Les pages Facebook en hommage à son action se multiplient. Dans les commentaires, beaucoup de musulmans condamnent ses meurtres, une minorité l’excuse par antisémitisme ou par défiance envers les médias. Sur la page « Hommage à Mohamed Merah », désactivée depuis, l’administrateur écrit ainsi : « Ces actes ne sont pas excusables, mais ça reste un frère. Il a voulu faire quelque chose de bien mais il ne l’a pas fait de la bonne manière (…) Il y a des générations dans les quartiers laissées à l’abandon, et après ils se plaignent des conséquences. Ils nous parlent d’endoctrinement, alors qu’ils endoctrinent la population mondiale pour les détourner d’Allah. On vit dans un pays de Juifs, c’est comme ça mais c’est la vérité. »

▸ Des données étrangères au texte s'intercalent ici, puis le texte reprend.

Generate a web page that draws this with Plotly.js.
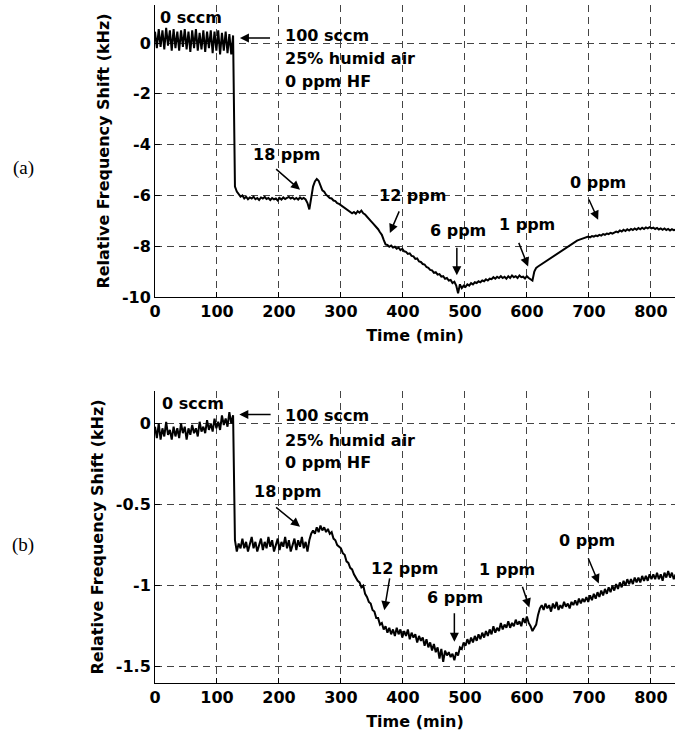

En prétendant assassiner des Juifs pour » venger les enfants palestiniens », Mohamed Merah a cherché à politiser sa folie criminelle. « Cela offre des possibilités d’identification pour sa communauté qui finit par oublier qu’il a aussi tué des musulmans, explique Gilles Kepel. C’est une manière pour Merah d’essayer de rassembler des soutiens en se présentant comme défenseur de l’islam, attaqué en Palestine. » Selon Kepel, sa stratégie s’inspirerait d’Abou Moussab al-Souri, l’un des leaders d’Al-Qaeda récemment libéré par Bachar al-Assad. Il préconisait de purger la communauté de ses mauvais éléments avant de gagner des adeptes en tuant des ennemis symboliques de l’islam.
Samedi 24 mars, une trentaine de jeunes des Izards, surtout des filles, s’est rassemblée en mémoire de Mohamed Merah. Laurent (1), un ancien ami : « C’était un hommage au premier Mohamed, celui que tout le monde voulait serrer dans ses bras lorsqu’il était jeune. Le second Mohamed, qui a tué des enfants à bout portant, personne ne le reconnaît ».